UK Doctors Call For A Ban On Tackling In School Rugby

Publish Date
Thursday, 3 March 2016, 8:30AM
NZ Herald

NZ Herald

Doctors and academics in the United Kingdom are calling for all schools to ban tackling in rugby and move to touch or a non-contact version of the game.

More than 70 doctors and academics have signed an open letter to ministers, chief medical officers and children's commissioners in England, Scotland, Wales, Northern Ireland and the Republic of Ireland asking for tackling to be removed due to lifelong consequences for children, the BBC reports.

They argue two thirds of injuries in youth rugby and most concussions are down to tackles.

"The majority of all injuries occur during contact or collision, such as the tackle and the scrum," the letter says.

"These injuries, which include fractures, ligamentous tears, dislocated shoulders, spinal injuries and head injuries can have short-term, lifelong and life-ending consequences for children."

The call to ban tackling comes as the England Rugby Football Union look to introduce rugby to a million children in state schools, the BBC reports.
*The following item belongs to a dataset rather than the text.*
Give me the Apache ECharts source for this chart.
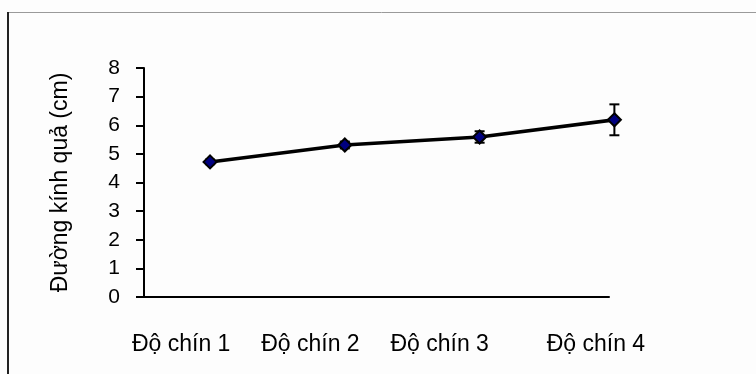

Many secondary schools in the UK deliver contact rugby as a compulsory part of the physical education curriculum from the age of 11.

Professor Allyson Pollock who signed the open letter told the BBC that more children playing the game of rugby means more children suffering concussions.

"If you're thinking of a million children playing every year with this risk of injury you're looking at 300,000 extra injuries a year, including up to 100,000 concussions," she said.

Pollock added that 90 percent of injuries resulted in more than seven days lost from school.